Tutto nasce dalla legge che nel 2017 ha ridefinito la regolamentazione del diritto alla libera circolazione sul territorio. Ora i cittadini da meno di cinque anni che non lavorano, percepiscono sussidi sociali e non sono alla ricerca di un lavoro possono essere espulsi. Una trasmissione radio ha investigato e quantificato il fenomeno: almeno un centinaio i già colpiti, specie nel Nord. Job center e Comuni si dividono il lavoro. Racconta Anna (nome di fantasia) alla Radio: “Sono arrivata nel 2013 con la prima bambina. Ho sempre lavorato. Poi la seconda gravidanza. Nel 2018 mi sono separata. Ho chiesto un aiuto al Job Agent e sembrava che fosse tutto a posto”. Invece arriva la chiamata dall’ufficio stranieri: “Visto che non può provvedere a se stessa, lei ha 15 giorni di tempo per trovare un lavoro, altrimenti riceverà una lettera di rimpatrio” eventualmente “con biglietto pagato” anche per le bambine. Comunicazioni verbali oppure al condizionale. Sulle lettere sta scritto “lei dovrebbe lasciare il paese: un consiglio inammissibile”, denunciano dall’Inca Cgil. Proposte simili sono state ricevute anche da lavoratrici incinte con gravidanza a rischio. Un tritacarne anche molto burocratico. Lamentano da un Consiglio per l’integrazione: non c’è nessuna volontà “di valutare caso per caso”. Per chi finisce sotto inchiesta, e non ha almeno un minijob da sventolare, purtroppo “non c’è scampo”.

 

Questo scritto è stato ottenuto copiando e incollando questo testo, pubblicato davvero su Quotidiano.net, e togliendogli i più evidenti riferimenti alla realtà di cui trattava.
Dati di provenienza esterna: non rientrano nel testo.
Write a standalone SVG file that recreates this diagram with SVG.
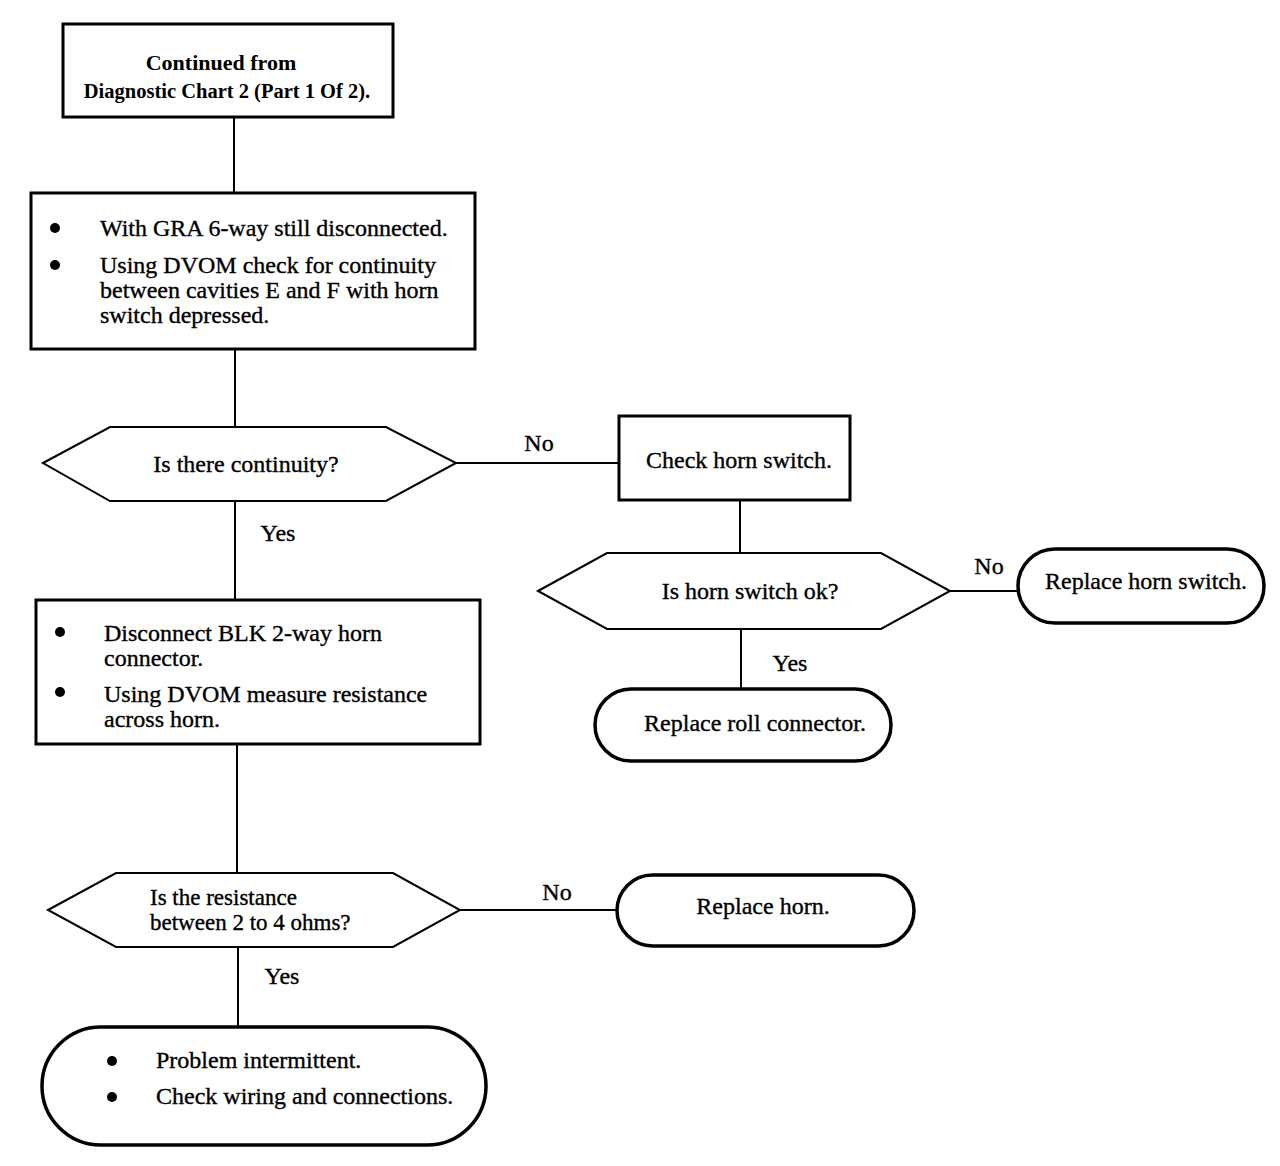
<svg xmlns="http://www.w3.org/2000/svg" width="1280" height="1166" viewBox="0 0 1280 1166">
<style>
text{font-family:"Liberation Serif","Times New Roman",serif;font-size:24px;fill:#000;stroke:#000;stroke-width:0.35}
.b{font-weight:bold;font-size:22px;stroke-width:0}
.b2{font-weight:bold;font-size:20.5px;stroke-width:0}
.s{font-size:23px}
.box{fill:#fff;stroke:#000;stroke-width:3}
.hex{fill:#fff;stroke:#000;stroke-width:2}
.ov{fill:#fff;stroke:#000;stroke-width:3.5}
.ln{stroke:#000;stroke-width:2;fill:none}
.c{text-anchor:middle}
</style>
<rect width="1280" height="1166" fill="#fff"/>
<g id="connectors">
<line class="ln" x1="234" y1="117" x2="234" y2="193"/>
<line class="ln" x1="235" y1="349" x2="235" y2="427"/>
<line class="ln" x1="456" y1="463" x2="619" y2="463"/>
<line class="ln" x1="235" y1="501" x2="235" y2="600"/>
<line class="ln" x1="740" y1="500" x2="740" y2="553"/>
<line class="ln" x1="950" y1="591" x2="1018" y2="591"/>
<line class="ln" x1="741" y1="629" x2="741" y2="689"/>
<line class="ln" x1="237" y1="744" x2="237" y2="873"/>
<line class="ln" x1="460" y1="910" x2="617" y2="910"/>
<line class="ln" x1="238" y1="946" x2="238" y2="1027"/>
<text x="539" y="451" class="c">No</text>
<text x="278" y="541" class="c">Yes</text>
<text x="989" y="574" class="c">No</text>
<text x="790" y="671" class="c">Yes</text>
<text x="557" y="900" class="c">No</text>
<text x="282" y="984" class="c">Yes</text>
</g>
<g id="start">
<rect class="box" x="63" y="24" width="330" height="93"/>
<text x="221" y="70" class="b c">Continued from</text>
<text x="227" y="98" class="b2 c">Diagnostic Chart 2 (Part 1 Of 2).</text>
</g>
<g id="step1">
<rect class="box" x="31" y="193" width="444" height="156"/>
<circle cx="55" cy="228" r="5"/>
<circle cx="55" cy="265" r="5"/>
<text x="100" y="236">With GRA 6-way still disconnected.</text>
<text x="100" y="273">Using DVOM check for continuity</text>
<text x="100" y="298">between cavities E and F with horn</text>
<text x="100" y="323">switch depressed.</text>
</g>
<g id="q1">
<polygon class="hex" points="43,463 110,427 386,427 456,463 386,501 110,501"/>
<text x="246" y="472" class="c">Is there continuity?</text>
</g>
<g id="checkSwitch">
<rect class="box" x="619" y="416" width="231" height="84"/>
<text x="739" y="468" class="c">Check horn switch.</text>
</g>
<g id="q2">
<polygon class="hex" points="538,591 607,553 881,553 950,591 881,629 607,629"/>
<text x="750" y="599" class="c">Is horn switch ok?</text>
</g>
<g id="replaceSwitch">
<rect class="ov" x="1018" y="549" width="246" height="74" rx="37" ry="37"/>
<text x="1146" y="589" class="c">Replace horn switch.</text>
</g>
<g id="replaceRoll">
<rect class="ov" x="595" y="689" width="296" height="72" rx="36" ry="36"/>
<text x="755" y="731" class="c">Replace roll connector.</text>
</g>
<g id="step2">
<rect class="box" x="36" y="600" width="444" height="144"/>
<circle cx="60" cy="632" r="5"/>
<circle cx="60" cy="692" r="5"/>
<text x="104" y="641">Disconnect BLK 2-way horn</text>
<text x="104" y="666">connector.</text>
<text x="104" y="702">Using DVOM measure resistance</text>
<text x="104" y="727">across horn.</text>
</g>
<g id="q3">
<polygon class="hex" points="48,910 116,873 393,873 460,910 393,947 116,947"/>
<text x="150" y="905" class="s">Is the resistance</text>
<text x="150" y="930" class="s">between 2 to 4 ohms?</text>
</g>
<g id="replaceHorn">
<rect class="ov" x="617" y="875" width="297" height="71" rx="35.5" ry="35.5"/>
<text x="763" y="914" class="c">Replace horn.</text>
</g>
<g id="end">
<rect class="ov" x="42" y="1027" width="444" height="118" rx="59" ry="59"/>
<circle cx="112" cy="1061" r="5"/>
<circle cx="112" cy="1097" r="5"/>
<text x="156" y="1068">Problem intermittent.</text>
<text x="156" y="1104">Check wiring and connections.</text>
</g>
</svg>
L’immagine a corredo non c’entra niente ed è stata scelta apposta fra quelle che più contrariano i buoni a nulla dei social network.
Il contesto è quello della Repubblica Federale Tedesca, i disoccupati da cacciare sono italiani e l’articolista è andato a sceglierseli tra i più vulnerabili, prime fra tutte le donne separate.
Quando lo fanno con voi non è più tanto divertente, vero?